» Code that draws figures:
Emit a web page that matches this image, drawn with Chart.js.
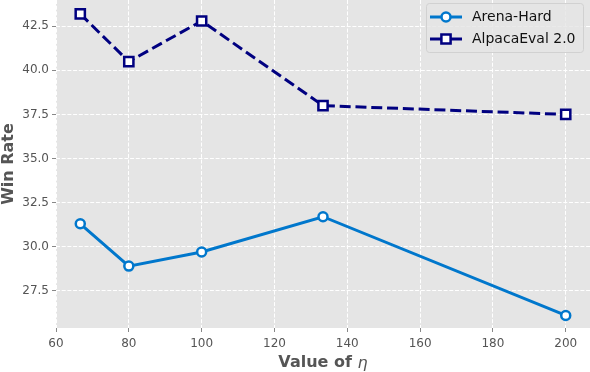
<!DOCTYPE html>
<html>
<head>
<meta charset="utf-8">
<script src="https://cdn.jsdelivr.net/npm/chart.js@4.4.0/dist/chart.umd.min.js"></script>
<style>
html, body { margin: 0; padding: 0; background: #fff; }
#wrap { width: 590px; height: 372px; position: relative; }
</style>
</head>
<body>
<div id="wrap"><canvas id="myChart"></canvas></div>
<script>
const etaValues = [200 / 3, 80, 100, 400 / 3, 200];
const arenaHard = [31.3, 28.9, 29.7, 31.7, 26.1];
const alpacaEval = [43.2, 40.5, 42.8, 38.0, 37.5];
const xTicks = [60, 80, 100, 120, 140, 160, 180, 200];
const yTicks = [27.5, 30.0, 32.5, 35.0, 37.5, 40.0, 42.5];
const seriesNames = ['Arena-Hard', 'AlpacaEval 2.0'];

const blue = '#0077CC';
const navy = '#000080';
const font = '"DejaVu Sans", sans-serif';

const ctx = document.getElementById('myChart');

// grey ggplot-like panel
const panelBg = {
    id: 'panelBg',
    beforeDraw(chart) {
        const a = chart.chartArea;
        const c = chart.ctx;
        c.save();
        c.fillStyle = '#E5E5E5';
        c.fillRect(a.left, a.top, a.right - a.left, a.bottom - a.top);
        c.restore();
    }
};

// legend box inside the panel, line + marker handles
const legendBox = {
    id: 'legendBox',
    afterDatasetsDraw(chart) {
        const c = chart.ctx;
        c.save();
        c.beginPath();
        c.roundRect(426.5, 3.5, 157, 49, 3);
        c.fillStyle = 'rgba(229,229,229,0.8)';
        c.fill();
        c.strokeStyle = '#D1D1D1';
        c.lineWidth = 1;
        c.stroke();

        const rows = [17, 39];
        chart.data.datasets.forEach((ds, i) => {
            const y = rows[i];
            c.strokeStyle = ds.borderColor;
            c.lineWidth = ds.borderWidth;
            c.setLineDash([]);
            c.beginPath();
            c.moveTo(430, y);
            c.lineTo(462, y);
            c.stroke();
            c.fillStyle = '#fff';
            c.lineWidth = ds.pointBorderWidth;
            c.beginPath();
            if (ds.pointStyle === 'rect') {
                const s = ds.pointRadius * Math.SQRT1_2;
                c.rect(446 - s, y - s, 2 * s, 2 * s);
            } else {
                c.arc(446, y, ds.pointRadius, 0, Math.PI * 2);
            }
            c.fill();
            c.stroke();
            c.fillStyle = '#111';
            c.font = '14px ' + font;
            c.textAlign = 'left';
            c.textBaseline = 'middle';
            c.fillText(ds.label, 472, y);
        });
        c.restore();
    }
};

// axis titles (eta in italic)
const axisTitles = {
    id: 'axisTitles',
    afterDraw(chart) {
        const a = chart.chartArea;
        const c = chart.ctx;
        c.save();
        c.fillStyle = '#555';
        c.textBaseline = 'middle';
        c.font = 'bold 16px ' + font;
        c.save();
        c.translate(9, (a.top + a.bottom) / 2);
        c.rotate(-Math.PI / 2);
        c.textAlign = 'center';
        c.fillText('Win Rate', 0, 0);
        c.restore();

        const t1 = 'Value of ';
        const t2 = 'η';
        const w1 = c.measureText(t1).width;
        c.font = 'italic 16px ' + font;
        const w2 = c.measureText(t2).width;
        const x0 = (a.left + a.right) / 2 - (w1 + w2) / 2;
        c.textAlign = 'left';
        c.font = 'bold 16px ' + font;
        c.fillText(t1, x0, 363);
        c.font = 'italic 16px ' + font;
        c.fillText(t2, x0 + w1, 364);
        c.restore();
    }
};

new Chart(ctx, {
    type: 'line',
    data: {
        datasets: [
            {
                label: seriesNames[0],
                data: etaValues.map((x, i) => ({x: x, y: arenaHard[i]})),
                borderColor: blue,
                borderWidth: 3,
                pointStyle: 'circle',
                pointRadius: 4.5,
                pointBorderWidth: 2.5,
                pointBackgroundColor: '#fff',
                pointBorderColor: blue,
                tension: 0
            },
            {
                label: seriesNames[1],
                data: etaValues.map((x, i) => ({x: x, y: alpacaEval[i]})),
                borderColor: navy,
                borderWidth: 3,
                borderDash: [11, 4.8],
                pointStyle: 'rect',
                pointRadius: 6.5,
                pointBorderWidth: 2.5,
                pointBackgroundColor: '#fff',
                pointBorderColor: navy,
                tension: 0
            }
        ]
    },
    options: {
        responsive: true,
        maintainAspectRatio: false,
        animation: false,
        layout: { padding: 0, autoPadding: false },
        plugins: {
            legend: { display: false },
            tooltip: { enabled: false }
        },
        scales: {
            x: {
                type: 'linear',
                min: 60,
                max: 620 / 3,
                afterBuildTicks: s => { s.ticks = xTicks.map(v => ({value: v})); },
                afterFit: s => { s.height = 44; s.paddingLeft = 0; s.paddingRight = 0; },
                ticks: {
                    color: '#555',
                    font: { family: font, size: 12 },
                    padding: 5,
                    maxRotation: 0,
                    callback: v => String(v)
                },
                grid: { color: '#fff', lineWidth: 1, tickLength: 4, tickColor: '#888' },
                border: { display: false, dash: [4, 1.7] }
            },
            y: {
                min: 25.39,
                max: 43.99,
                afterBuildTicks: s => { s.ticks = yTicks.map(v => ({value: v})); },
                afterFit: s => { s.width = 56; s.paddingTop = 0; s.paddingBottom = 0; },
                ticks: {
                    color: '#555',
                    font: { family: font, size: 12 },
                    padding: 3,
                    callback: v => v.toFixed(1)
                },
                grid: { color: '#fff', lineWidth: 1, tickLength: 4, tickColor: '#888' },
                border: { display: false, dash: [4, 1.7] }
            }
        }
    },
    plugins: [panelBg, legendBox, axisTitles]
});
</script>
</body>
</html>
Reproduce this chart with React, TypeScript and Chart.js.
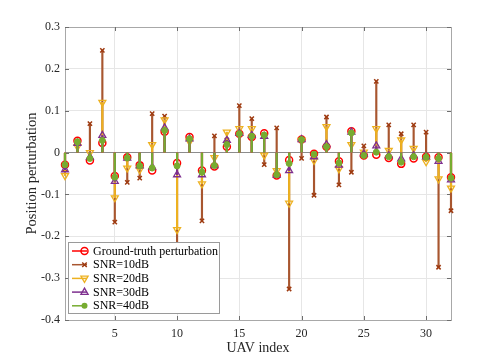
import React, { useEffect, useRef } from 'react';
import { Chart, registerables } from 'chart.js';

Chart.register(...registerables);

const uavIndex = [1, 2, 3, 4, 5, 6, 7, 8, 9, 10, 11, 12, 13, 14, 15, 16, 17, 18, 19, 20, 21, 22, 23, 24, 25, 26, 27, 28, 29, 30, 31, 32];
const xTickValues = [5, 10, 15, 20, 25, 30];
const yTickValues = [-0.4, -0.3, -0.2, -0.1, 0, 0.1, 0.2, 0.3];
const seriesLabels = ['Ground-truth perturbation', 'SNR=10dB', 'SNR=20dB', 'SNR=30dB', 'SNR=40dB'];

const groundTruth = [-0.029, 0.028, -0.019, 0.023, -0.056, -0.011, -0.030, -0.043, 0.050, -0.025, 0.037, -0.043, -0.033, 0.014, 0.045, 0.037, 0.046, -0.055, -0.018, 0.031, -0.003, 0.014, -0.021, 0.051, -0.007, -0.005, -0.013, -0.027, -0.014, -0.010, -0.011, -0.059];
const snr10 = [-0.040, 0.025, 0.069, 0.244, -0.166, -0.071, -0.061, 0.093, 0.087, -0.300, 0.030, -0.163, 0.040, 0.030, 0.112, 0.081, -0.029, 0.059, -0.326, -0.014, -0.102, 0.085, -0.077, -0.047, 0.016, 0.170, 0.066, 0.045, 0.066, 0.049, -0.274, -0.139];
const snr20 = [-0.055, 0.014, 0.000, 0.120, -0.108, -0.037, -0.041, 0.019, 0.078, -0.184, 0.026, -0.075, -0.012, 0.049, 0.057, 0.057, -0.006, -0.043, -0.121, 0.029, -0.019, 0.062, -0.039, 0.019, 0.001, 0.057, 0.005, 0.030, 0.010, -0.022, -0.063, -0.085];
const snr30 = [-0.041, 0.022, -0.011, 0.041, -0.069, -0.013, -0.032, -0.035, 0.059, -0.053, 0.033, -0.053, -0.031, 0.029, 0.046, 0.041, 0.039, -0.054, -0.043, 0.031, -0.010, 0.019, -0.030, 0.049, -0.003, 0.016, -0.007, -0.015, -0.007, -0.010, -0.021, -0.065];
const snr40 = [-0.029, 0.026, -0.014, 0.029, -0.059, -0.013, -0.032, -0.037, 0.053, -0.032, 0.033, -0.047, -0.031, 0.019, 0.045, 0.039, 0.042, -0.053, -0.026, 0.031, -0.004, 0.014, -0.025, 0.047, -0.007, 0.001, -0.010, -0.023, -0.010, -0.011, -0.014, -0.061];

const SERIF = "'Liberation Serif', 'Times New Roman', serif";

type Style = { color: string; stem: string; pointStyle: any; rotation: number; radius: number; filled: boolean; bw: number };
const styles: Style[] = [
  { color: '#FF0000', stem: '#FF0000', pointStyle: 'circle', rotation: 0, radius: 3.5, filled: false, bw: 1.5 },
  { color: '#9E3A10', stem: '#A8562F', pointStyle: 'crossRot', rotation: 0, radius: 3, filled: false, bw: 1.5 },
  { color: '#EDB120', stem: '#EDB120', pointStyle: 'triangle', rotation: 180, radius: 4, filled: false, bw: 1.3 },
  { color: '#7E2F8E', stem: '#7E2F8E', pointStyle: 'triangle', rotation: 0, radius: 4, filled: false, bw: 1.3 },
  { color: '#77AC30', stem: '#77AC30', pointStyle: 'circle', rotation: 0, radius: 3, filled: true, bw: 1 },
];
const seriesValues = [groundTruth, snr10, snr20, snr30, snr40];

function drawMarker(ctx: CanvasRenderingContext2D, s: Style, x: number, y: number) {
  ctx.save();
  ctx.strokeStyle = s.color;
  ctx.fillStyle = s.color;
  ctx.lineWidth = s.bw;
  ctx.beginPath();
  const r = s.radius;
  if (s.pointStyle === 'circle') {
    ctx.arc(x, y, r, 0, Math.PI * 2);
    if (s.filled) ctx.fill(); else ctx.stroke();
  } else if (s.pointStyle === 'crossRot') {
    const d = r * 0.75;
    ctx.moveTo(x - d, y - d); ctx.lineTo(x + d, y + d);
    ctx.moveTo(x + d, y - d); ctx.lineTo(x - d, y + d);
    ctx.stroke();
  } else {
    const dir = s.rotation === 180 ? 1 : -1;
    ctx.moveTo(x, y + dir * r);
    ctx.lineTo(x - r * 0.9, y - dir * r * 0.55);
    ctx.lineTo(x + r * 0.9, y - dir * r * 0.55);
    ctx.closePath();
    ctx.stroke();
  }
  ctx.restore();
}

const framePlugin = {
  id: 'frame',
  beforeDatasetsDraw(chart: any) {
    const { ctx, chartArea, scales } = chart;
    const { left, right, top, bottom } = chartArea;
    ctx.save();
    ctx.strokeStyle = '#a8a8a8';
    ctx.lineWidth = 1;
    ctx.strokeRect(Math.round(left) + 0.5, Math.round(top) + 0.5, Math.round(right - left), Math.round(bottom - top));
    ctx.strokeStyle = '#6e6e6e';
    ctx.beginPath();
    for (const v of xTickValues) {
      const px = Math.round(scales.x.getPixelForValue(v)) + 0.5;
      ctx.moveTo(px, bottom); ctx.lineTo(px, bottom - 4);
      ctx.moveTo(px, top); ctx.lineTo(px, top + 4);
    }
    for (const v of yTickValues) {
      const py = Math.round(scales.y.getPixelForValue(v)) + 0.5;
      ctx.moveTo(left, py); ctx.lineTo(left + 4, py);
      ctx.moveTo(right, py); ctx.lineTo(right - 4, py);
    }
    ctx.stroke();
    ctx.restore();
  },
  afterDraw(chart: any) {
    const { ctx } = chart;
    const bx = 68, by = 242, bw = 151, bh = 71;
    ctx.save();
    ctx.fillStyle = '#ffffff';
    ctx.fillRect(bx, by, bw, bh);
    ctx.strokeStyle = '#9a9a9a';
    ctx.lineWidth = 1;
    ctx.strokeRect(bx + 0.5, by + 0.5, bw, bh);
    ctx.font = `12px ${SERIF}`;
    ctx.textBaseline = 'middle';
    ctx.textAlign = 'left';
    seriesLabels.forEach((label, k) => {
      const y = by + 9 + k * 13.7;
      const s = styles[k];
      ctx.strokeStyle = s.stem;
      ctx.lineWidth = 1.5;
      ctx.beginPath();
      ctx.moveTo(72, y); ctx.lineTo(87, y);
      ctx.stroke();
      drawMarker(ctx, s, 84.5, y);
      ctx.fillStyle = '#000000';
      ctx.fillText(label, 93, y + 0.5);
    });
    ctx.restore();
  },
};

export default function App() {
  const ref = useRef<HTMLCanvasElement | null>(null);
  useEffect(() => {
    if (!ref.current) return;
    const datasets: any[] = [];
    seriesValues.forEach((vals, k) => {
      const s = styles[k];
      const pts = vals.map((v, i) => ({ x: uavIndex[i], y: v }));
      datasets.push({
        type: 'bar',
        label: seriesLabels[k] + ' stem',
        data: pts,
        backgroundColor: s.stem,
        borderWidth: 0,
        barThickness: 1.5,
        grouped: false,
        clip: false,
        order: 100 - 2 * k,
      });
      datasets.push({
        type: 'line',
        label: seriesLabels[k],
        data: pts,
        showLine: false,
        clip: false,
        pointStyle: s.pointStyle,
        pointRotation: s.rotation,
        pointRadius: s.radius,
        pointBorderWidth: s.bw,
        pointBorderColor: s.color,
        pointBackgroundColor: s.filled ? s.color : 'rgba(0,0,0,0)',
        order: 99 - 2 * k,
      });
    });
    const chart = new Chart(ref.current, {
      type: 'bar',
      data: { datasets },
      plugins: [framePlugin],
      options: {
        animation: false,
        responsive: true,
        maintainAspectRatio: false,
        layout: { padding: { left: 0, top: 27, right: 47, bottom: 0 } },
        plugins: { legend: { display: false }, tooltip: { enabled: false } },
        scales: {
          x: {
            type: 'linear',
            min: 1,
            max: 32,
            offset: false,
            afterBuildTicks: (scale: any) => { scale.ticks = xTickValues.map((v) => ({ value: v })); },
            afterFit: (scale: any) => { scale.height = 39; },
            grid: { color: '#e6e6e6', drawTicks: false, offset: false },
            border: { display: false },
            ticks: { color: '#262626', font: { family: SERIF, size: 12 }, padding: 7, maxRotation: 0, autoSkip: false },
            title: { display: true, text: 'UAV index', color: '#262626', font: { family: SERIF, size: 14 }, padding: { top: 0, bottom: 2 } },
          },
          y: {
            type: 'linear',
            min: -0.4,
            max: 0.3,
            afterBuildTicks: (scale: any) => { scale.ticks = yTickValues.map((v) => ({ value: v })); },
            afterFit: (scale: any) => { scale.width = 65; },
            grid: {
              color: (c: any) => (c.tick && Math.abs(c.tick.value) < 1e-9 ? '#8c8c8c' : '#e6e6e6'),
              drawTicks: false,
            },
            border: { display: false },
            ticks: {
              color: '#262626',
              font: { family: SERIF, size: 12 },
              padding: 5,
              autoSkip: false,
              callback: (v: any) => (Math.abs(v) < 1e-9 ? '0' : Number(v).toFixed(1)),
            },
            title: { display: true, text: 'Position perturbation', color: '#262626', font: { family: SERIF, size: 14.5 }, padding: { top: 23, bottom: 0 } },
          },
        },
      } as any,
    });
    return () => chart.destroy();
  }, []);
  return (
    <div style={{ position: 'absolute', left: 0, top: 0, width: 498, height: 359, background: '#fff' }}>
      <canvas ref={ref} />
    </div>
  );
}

» CHALLENGE: Take the material above and output only the lines from the one that contains "Reproduce this chart" through the one that contains "const seriesLabels = ['Ground-truth", ends included and images left out.

» CORRECT OUTPUT:
Reproduce this chart with React, TypeScript and Chart.js.
import React, { useEffect, useRef } from 'react';
import { Chart, registerables } from 'chart.js';

Chart.register(...registerables);

const uavIndex = [1, 2, 3, 4, 5, 6, 7, 8, 9, 10, 11, 12, 13, 14, 15, 16, 17, 18, 19, 20, 21, 22, 23, 24, 25, 26, 27, 28, 29, 30, 31, 32];
const xTickValues = [5, 10, 15, 20, 25, 30];
const yTickValues = [-0.4, -0.3, -0.2, -0.1, 0, 0.1, 0.2, 0.3];
const seriesLabels = ['Ground-truth perturbation', 'SNR=10dB', 'SNR=20dB', 'SNR=30dB', 'SNR=40dB'];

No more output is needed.